Taken together, the “need for a new form of advice” and the need to find a reasonable “cost for not guaranteeing a pension” seem the biggest challenges facing those developing products for the over 55s.
While people ponder their options (in the absence of suitable product, they seem to be getting to grips with the central dilemma, that there is not enough money in their retirement pots to replace their pre-retirement income.
Nearly half of those surveyed reckoned they would only get an effective pay-cut of between 50 and 80% if they stopped working and relied on pensions. Those who were optimistic were countered by those who thought they might get less. Around 20% of those asked didn’t know how to answer the question.
What appears to be happening is that those approaching retirement are recognising they are going to keep on working. This may be good news for the economy but it may not be good news for employers who might be looking to replace their ailing labour with fresh blood. While professional sportsmen may find they cannot replace their short-term contracts, most of the rest of us cannot be sacked for being old.

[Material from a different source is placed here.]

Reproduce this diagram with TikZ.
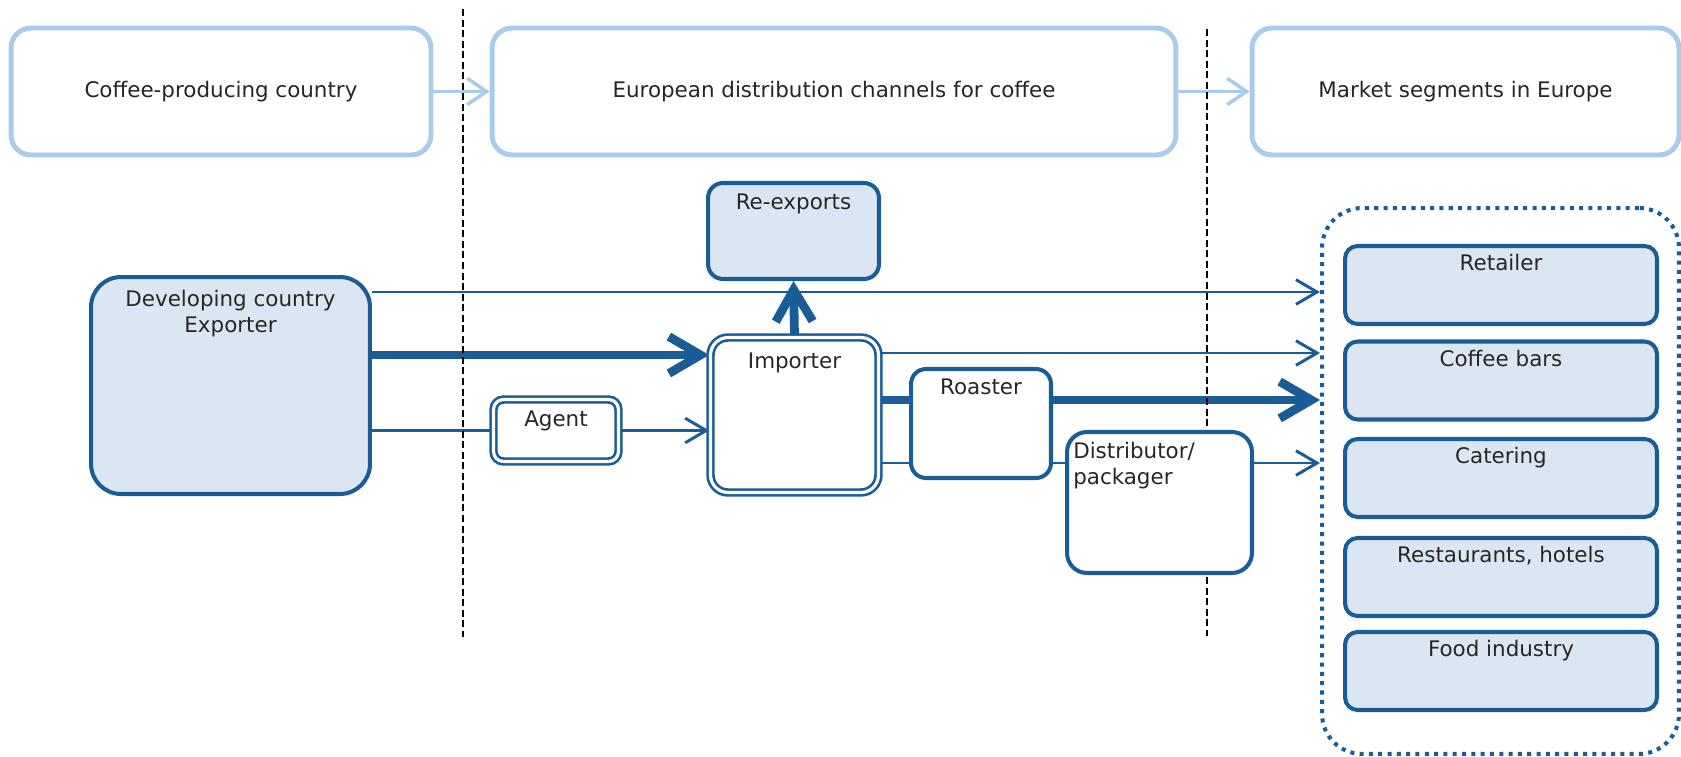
\documentclass[tikz,border=0pt]{standalone}
\usepackage{fontspec}
\setmainfont{DejaVu Sans}
\usetikzlibrary{arrows.meta, positioning, backgrounds}
\definecolor{chanblue}{HTML}{1A5D96}
\definecolor{chanfill}{HTML}{DCE6F2}
\definecolor{stageblue}{HTML}{A9CBEC}
\tikzset{
  >={Straight Barb[length=12pt,width=14pt]}, % open arrow heads
  every node/.style={font=\fontsize{12.2}{14.7}\selectfont, text=black!85}, % same text everywhere
  stagebox/.style={draw=stageblue, line width=2.8pt, rounded corners=0.4cm, fill=white, minimum height=2.54cm}, % the three headers
  stageflow/.style={stageblue, line width=2pt, -{Straight Barb[length=11pt,width=15pt]}},
  actor/.style={draw=chanblue, line width=2.3pt, fill=chanfill}, % shaded boxes
  plainbox/.style={draw=chanblue, line width=2.3pt, fill=white}, % white boxes
  dblbox/.style={draw=chanblue, double=white, line width=1.5pt, double distance=1.8pt, fill=white}, % boxes with a double border
  toptext/.style={anchor=north, inner sep=0pt}, % text at the top of a box
  flow/.style={chanblue, line width=1.7pt},
  bigflow/.style={chanblue, line width=5pt},
  bighead/.style={-{Straight Barb[length=18pt,width=21pt]}},
  divider/.style={black, line width=1.2pt, dash pattern=on 4pt off 2pt},
}

\begin{document}
\begin{tikzpicture}[x=0.02cm, y=-0.02cm]
  \useasboundingbox (0,0) rectangle (1681,757);

  % dividers between the stages
  \draw[divider] (463,9) -- (463,637);
  \draw[divider] (1207,29) -- (1207,636);

  % stage headers
  \node[stagebox, minimum width=8.4cm] (prod) at (221,91.5) {Coffee-producing country};
  \node[stagebox, minimum width=13.68cm] (chan) at (834,91.5) {European distribution channels for coffee};
  \node[stagebox, minimum width=8.54cm] (mkt) at (1465.5,91.5) {Market segments in Europe};

  % actors
  \node[actor, rounded corners=0.6cm, minimum width=5.58cm, minimum height=4.34cm,
    label={[toptext, align=center, yshift=-8.5pt]north:Developing country\\Exporter}] (exp) at (230.5,385.5) {};
  \node[actor, rounded corners=0.3cm, minimum width=3.42cm, minimum height=1.92cm,
    label={[toptext, yshift=-7pt]north:Re-exports}] (reexp) at (793.5,231) {};
  \node[dblbox, rounded corners=0.35cm, minimum width=3.36cm, minimum height=3.1cm,
    label={[toptext, yshift=-9.5pt]north:Importer}] (imp) at (794.5,415) {};
  \node[dblbox, rounded corners=0.2cm, minimum width=2.5cm, minimum height=1.24cm,
    label={[toptext, yshift=-7.3pt]north:Agent}] (agent) at (556,430.5) {};
  \node[plainbox, rounded corners=0.3cm, minimum width=2.8cm, minimum height=2.18cm,
    label={[toptext, yshift=-6.4pt]north:Roaster}] (roast) at (981,423.5) {};
  \node[plainbox, rounded corners=0.4cm, minimum width=3.7cm, minimum height=2.82cm,
    label={[toptext, anchor=north west, align=left, xshift=4.5pt, yshift=-7pt]north west:Distributor/\\packager}] (dist) at (1159.5,502.5) {};

  % market segments
  \node[draw=chanblue, line width=2.3pt, dash pattern=on 2.3pt off 3pt, rounded corners=0.8cm,
    minimum width=7.14cm, minimum height=10.92cm] (segs) at (1500.5,481) {};
  \node[actor, rounded corners=0.25cm, minimum width=6.24cm, minimum height=1.56cm,
    label={[toptext, yshift=-5.9pt]north:Retailer}] (retail) at (1501,285) {};
  \node[actor, rounded corners=0.25cm, minimum width=6.24cm, minimum height=1.56cm,
    label={[toptext, yshift=-5.9pt]north:Coffee bars}] (bars) at (1501,380.5) {};
  \node[actor, rounded corners=0.25cm, minimum width=6.24cm, minimum height=1.56cm,
    label={[toptext, yshift=-5.9pt]north:Catering}] (cater) at (1501,478) {};
  \node[actor, rounded corners=0.25cm, minimum width=6.24cm, minimum height=1.56cm,
    label={[toptext, yshift=-5.9pt]north:{Restaurants, hotels}}] (resto) at (1501,577) {};
  \node[actor, rounded corners=0.25cm, minimum width=6.24cm, minimum height=1.56cm,
    label={[toptext, yshift=-5.9pt]north:Food industry}] (food) at (1501,671) {};

  % flows, behind the boxes and the dividers
  \begin{pgfonlayer}{background}
    \draw[stageflow] (prod) -- (chan);
    \draw[stageflow] (chan) -- (mkt);
    \draw[flow, ->] (exp.east |- 0,292) -- (segs.west |- 0,292);
    \draw[bigflow, bighead] (exp.east |- 0,355) -- (imp.west |- 0,355);
    \draw[flow] (exp.east |- agent.west) -- (agent.west);
    \draw[flow, ->] (agent.east) -- (imp.west |- agent.east);
    \draw[bigflow, bighead] (imp.north) -- (reexp.south);
    \draw[flow, ->] (imp.east |- 0,353) -- (segs.west |- 0,353);
    \draw[bigflow] (imp.east |- 0,400) -- (roast.west |- 0,400);
    \draw[bigflow, bighead] (roast.east |- 0,400) -- (segs.west |- 0,400);
    \draw[flow] (imp.east |- 0,463) -- (dist.west |- 0,463);
    \draw[flow, ->] (dist.east |- 0,463) -- (segs.west |- 0,463);
  \end{pgfonlayer}
\end{tikzpicture}
\end{document}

Aon are right to be pointing out to large employers that while people are waking up to needing to work for longer (56% of the over-55s intend to work beyond retirement).
While it’s understandable that employers do not want to run drawdown schemes for retired staff, it looks likely that they will need to provide some means of support- if only signposting to one of the new retirement options that will spring up to meet demand.
The one thing that seems certain is that change will happen. The changes have already impacted on the mono-line annuity providers. The statistics in the Aon survey do not suggest that existing pension providers will automatically benefit from the changes.
AonHewitt conclude that those who will win, whether as employers, providers or advisers, are those who “build a deeper understanding”.
That means really getting to grips with surveys such as this and even more importantly, talking to people who are over 50 about what they think.